→ What to work on
Please transcribe the data that follows without the pictures, keeping every word the same.

— Begin —

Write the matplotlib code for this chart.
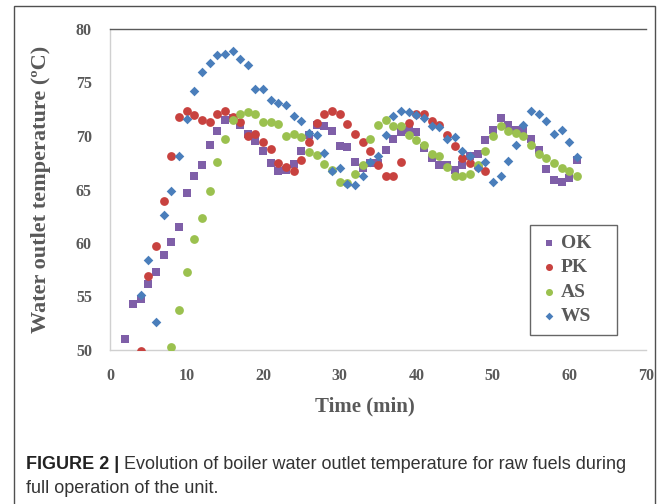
import matplotlib
matplotlib.use("Agg")
import matplotlib.pyplot as plt
from matplotlib.patches import Rectangle

# ---- data ----
ok_t = list(range(2, 62))
ok_v = [51.0, 54.3, 54.8, 56.2, 57.3, 58.9, 60.1, 61.5, 64.7, 66.3,
        67.3, 69.2, 70.5, 71.5, 71.7, 71.0, 70.2, 69.5, 68.6, 67.45,
        66.7, 66.8, 67.4, 68.6, 70.1, 71.0, 70.9, 70.5, 69.1, 68.95,
        67.6, 67.0, 67.5, 67.5, 68.7, 69.7, 70.4, 70.6, 70.35, 68.9,
        67.9, 67.3, 67.3, 66.8, 67.3, 68.1, 68.3, 69.6, 70.6, 71.65,
        71.0, 70.6, 70.5, 69.7, 68.7, 66.9, 65.9, 65.7, 66.1, 67.75]

pk_t = list(range(4, 50))
pk_v = [49.9, 56.95, 59.7, 63.9, 68.1, 71.8, 72.3, 71.96, 71.5, 71.3,
        72.06, 72.3, 71.8, 71.3, 70.0, 70.2, 69.4, 68.8, 67.5, 67.1,
        66.7, 67.75, 69.4, 71.25, 72.1, 72.3, 72.06, 71.1, 70.2, 69.4,
        68.6, 67.3, 66.3, 66.3, 67.6, 71.25, 72.1, 72.1, 71.4, 71.0,
        70.1, 69.1, 67.9, 67.45, 67.1, 66.75]

as_t = list(range(8, 62))
as_v = [50.3, 53.7, 57.25, 60.4, 62.3, 64.9, 67.6, 69.7, 71.5, 72.06,
        72.2, 72.1, 71.3, 71.3, 71.1, 70.0, 70.2, 69.9, 68.5, 68.2,
        67.4, 66.8, 65.7, 65.6, 66.45, 67.3, 69.7, 71.0, 71.5, 70.9,
        70.9, 70.1, 69.6, 69.2, 68.3, 68.1, 67.1, 66.3, 66.3, 66.45,
        67.3, 68.6, 70.0, 70.9, 70.45, 70.25, 70.0, 69.15, 68.3, 67.9,
        67.5, 67.0, 66.75, 66.3]

ws_t = list(range(4, 62))
ws_v = [55.1, 58.4, 52.6, 62.6, 64.9, 68.1, 71.6, 74.2, 76.0, 76.8,
        77.6, 77.7, 77.9, 77.15, 76.6, 74.4, 74.4, 73.4, 73.1, 72.9,
        71.9, 71.4, 70.3, 70.1, 68.4, 66.7, 67.0, 65.5, 65.45, 66.3,
        67.6, 68.1, 70.1, 71.9, 72.3, 72.2, 71.96, 71.65, 70.9, 70.8,
        69.7, 69.9, 68.6, 68.1, 67.0, 67.6, 65.7, 66.3, 67.7, 69.2,
        71.0, 72.3, 72.06, 71.4, 70.2, 70.55, 69.4, 68.0]

x_ticks = [0, 10, 20, 30, 40, 50, 60, 70]
y_ticks = [50, 55, 60, 65, 70, 75, 80]

# ---- figure ----
W, H = 669, 504
fig = plt.figure(figsize=(W / 100, H / 100), dpi=100)
ax = fig.add_axes([110 / W, 1 - 350 / H, (646 - 110) / W, (350 - 29) / H])

serif = ["Liberation Serif", "DejaVu Serif"]
gray_txt = "#595959"

ax.scatter(ok_t, ok_v, marker="s", s=34, color="#7F5FA8", label="OK", zorder=3, linewidths=0)
ax.scatter(pk_t, pk_v, marker="o", s=40, color="#C8423F", label="PK", zorder=3, linewidths=0)
ax.scatter(as_t, as_v, marker="o", s=40, color="#9BC14F", label="AS", zorder=3, linewidths=0)
ax.scatter(ws_t, ws_v, marker="D", s=24, color="#4A7EBB", label="WS", zorder=3, linewidths=0)

ax.set_xlim(0, 70)
ax.set_ylim(50, 80)
ax.set_xticks(x_ticks)
ax.set_yticks(y_ticks)
ax.tick_params(length=0, pad=13, labelsize=11.5, labelcolor=gray_txt)
for lab in ax.get_xticklabels() + ax.get_yticklabels():
    lab.set_fontfamily(serif)
    lab.set_fontweight("bold")

for side in ["left", "bottom"]:
    ax.spines[side].set_color("#D0D0D0")
    ax.spines[side].set_linewidth(1.0)
ax.spines["top"].set_color("#5A5A5A")
ax.spines["top"].set_linewidth(1.0)
ax.spines["right"].set_visible(False)

ax.set_xlabel("Time (min)", fontsize=15, fontweight="bold", family=serif,
              color=gray_txt)
ax.xaxis.set_label_coords((365 - 110) / 536, -(396 - 350) / 321)
ax.set_ylabel("Water outlet temperature (ºC)", fontsize=16, fontweight="bold",
              family=serif, color=gray_txt)
ax.yaxis.set_label_coords(-(110 - 51) / 536, 0.5)

leg = ax.legend(loc="lower left", bbox_to_anchor=((530 - 110) / 536, (350 - 335) / 321,
                                                 (617 - 530) / 536, (335 - 227) / 321),
                mode="expand", frameon=True, fancybox=False, borderaxespad=0,
                prop={"family": serif, "weight": "bold", "size": 14},
                handletextpad=0.1, labelspacing=0.35, markerscale=0.8,
                handlelength=1.0, borderpad=0.5)
leg.get_frame().set_edgecolor("#404040")
leg.get_frame().set_linewidth(1.0)
for t in leg.get_texts():
    t.set_color(gray_txt)

# outer figure frame
fig.patches.append(Rectangle((14 / W, -0.05), (655 - 14) / W, 1.05 - 6 / H,
                             transform=fig.transFigure, fill=False,
                             edgecolor="#505050", linewidth=1.0))

# caption
cap_font = ["Liberation Sans", "DejaVu Sans"]
t1 = fig.text(26 / W, 1 - 469 / H, "FIGURE 2 |", fontsize=13, fontweight="bold",
              family=cap_font, color="#222222", va="baseline")
ax.annotate(" Evolution of boiler water outlet temperature for raw fuels during",
            xy=(1, 0), xycoords=t1, fontsize=13, family=cap_font,
            color="#333333", va="bottom", annotation_clip=False)
fig.text(26 / W, 1 - 493 / H, "full operation of the unit.", fontsize=13,
         family=cap_font, color="#333333", va="baseline")

fig.savefig("out.png", dpi=100)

— End —

→ Exercise response
Write the matplotlib code for this chart.
import matplotlib
matplotlib.use("Agg")
import matplotlib.pyplot as plt
from matplotlib.patches import Rectangle

# ---- data ----
ok_t = list(range(2, 62))
ok_v = [51.0, 54.3, 54.8, 56.2, 57.3, 58.9, 60.1, 61.5, 64.7, 66.3,
        67.3, 69.2, 70.5, 71.5, 71.7, 71.0, 70.2, 69.5, 68.6, 67.45,
        66.7, 66.8, 67.4, 68.6, 70.1, 71.0, 70.9, 70.5, 69.1, 68.95,
        67.6, 67.0, 67.5, 67.5, 68.7, 69.7, 70.4, 70.6, 70.35, 68.9,
        67.9, 67.3, 67.3, 66.8, 67.3, 68.1, 68.3, 69.6, 70.6, 71.65,
        71.0, 70.6, 70.5, 69.7, 68.7, 66.9, 65.9, 65.7, 66.1, 67.75]

pk_t = list(range(4, 50))
pk_v = [49.9, 56.95, 59.7, 63.9, 68.1, 71.8, 72.3, 71.96, 71.5, 71.3,
        72.06, 72.3, 71.8, 71.3, 70.0, 70.2, 69.4, 68.8, 67.5, 67.1,
        66.7, 67.75, 69.4, 71.25, 72.1, 72.3, 72.06, 71.1, 70.2, 69.4,
        68.6, 67.3, 66.3, 66.3, 67.6, 71.25, 72.1, 72.1, 71.4, 71.0,
        70.1, 69.1, 67.9, 67.45, 67.1, 66.75]

as_t = list(range(8, 62))
as_v = [50.3, 53.7, 57.25, 60.4, 62.3, 64.9, 67.6, 69.7, 71.5, 72.06,
        72.2, 72.1, 71.3, 71.3, 71.1, 70.0, 70.2, 69.9, 68.5, 68.2,
        67.4, 66.8, 65.7, 65.6, 66.45, 67.3, 69.7, 71.0, 71.5, 70.9,
        70.9, 70.1, 69.6, 69.2, 68.3, 68.1, 67.1, 66.3, 66.3, 66.45,
        67.3, 68.6, 70.0, 70.9, 70.45, 70.25, 70.0, 69.15, 68.3, 67.9,
        67.5, 67.0, 66.75, 66.3]

ws_t = list(range(4, 62))
ws_v = [55.1, 58.4, 52.6, 62.6, 64.9, 68.1, 71.6, 74.2, 76.0, 76.8,
        77.6, 77.7, 77.9, 77.15, 76.6, 74.4, 74.4, 73.4, 73.1, 72.9,
        71.9, 71.4, 70.3, 70.1, 68.4, 66.7, 67.0, 65.5, 65.45, 66.3,
        67.6, 68.1, 70.1, 71.9, 72.3, 72.2, 71.96, 71.65, 70.9, 70.8,
        69.7, 69.9, 68.6, 68.1, 67.0, 67.6, 65.7, 66.3, 67.7, 69.2,
        71.0, 72.3, 72.06, 71.4, 70.2, 70.55, 69.4, 68.0]

x_ticks = [0, 10, 20, 30, 40, 50, 60, 70]
y_ticks = [50, 55, 60, 65, 70, 75, 80]

# ---- figure ----
W, H = 669, 504
fig = plt.figure(figsize=(W / 100, H / 100), dpi=100)
ax = fig.add_axes([110 / W, 1 - 350 / H, (646 - 110) / W, (350 - 29) / H])

serif = ["Liberation Serif", "DejaVu Serif"]
gray_txt = "#595959"

ax.scatter(ok_t, ok_v, marker="s", s=34, color="#7F5FA8", label="OK", zorder=3, linewidths=0)
ax.scatter(pk_t, pk_v, marker="o", s=40, color="#C8423F", label="PK", zorder=3, linewidths=0)
ax.scatter(as_t, as_v, marker="o", s=40, color="#9BC14F", label="AS", zorder=3, linewidths=0)
ax.scatter(ws_t, ws_v, marker="D", s=24, color="#4A7EBB", label="WS", zorder=3, linewidths=0)

ax.set_xlim(0, 70)
ax.set_ylim(50, 80)
ax.set_xticks(x_ticks)
ax.set_yticks(y_ticks)
ax.tick_params(length=0, pad=13, labelsize=11.5, labelcolor=gray_txt)
for lab in ax.get_xticklabels() + ax.get_yticklabels():
    lab.set_fontfamily(serif)
    lab.set_fontweight("bold")

for side in ["left", "bottom"]:
    ax.spines[side].set_color("#D0D0D0")
    ax.spines[side].set_linewidth(1.0)
ax.spines["top"].set_color("#5A5A5A")
ax.spines["top"].set_linewidth(1.0)
ax.spines["right"].set_visible(False)

ax.set_xlabel("Time (min)", fontsize=15, fontweight="bold", family=serif,
              color=gray_txt)
ax.xaxis.set_label_coords((365 - 110) / 536, -(396 - 350) / 321)
ax.set_ylabel("Water outlet temperature (ºC)", fontsize=16, fontweight="bold",
              family=serif, color=gray_txt)
ax.yaxis.set_label_coords(-(110 - 51) / 536, 0.5)

leg = ax.legend(loc="lower left", bbox_to_anchor=((530 - 110) / 536, (350 - 335) / 321,
                                                 (617 - 530) / 536, (335 - 227) / 321),
                mode="expand", frameon=True, fancybox=False, borderaxespad=0,
                prop={"family": serif, "weight": "bold", "size": 14},
                handletextpad=0.1, labelspacing=0.35, markerscale=0.8,
                handlelength=1.0, borderpad=0.5)
leg.get_frame().set_edgecolor("#404040")
leg.get_frame().set_linewidth(1.0)
for t in leg.get_texts():
    t.set_color(gray_txt)

# outer figure frame
fig.patches.append(Rectangle((14 / W, -0.05), (655 - 14) / W, 1.05 - 6 / H,
                             transform=fig.transFigure, fill=False,
                             edgecolor="#505050", linewidth=1.0))

# caption
cap_font = ["Liberation Sans", "DejaVu Sans"]
t1 = fig.text(26 / W, 1 - 469 / H, "FIGURE 2 |", fontsize=13, fontweight="bold",
              family=cap_font, color="#222222", va="baseline")
ax.annotate(" Evolution of boiler water outlet temperature for raw fuels during",
            xy=(1, 0), xycoords=t1, fontsize=13, family=cap_font,
            color="#333333", va="bottom", annotation_clip=False)
fig.text(26 / W, 1 - 493 / H, "full operation of the unit.", fontsize=13,
         family=cap_font, color="#333333", va="baseline")

fig.savefig("out.png", dpi=100)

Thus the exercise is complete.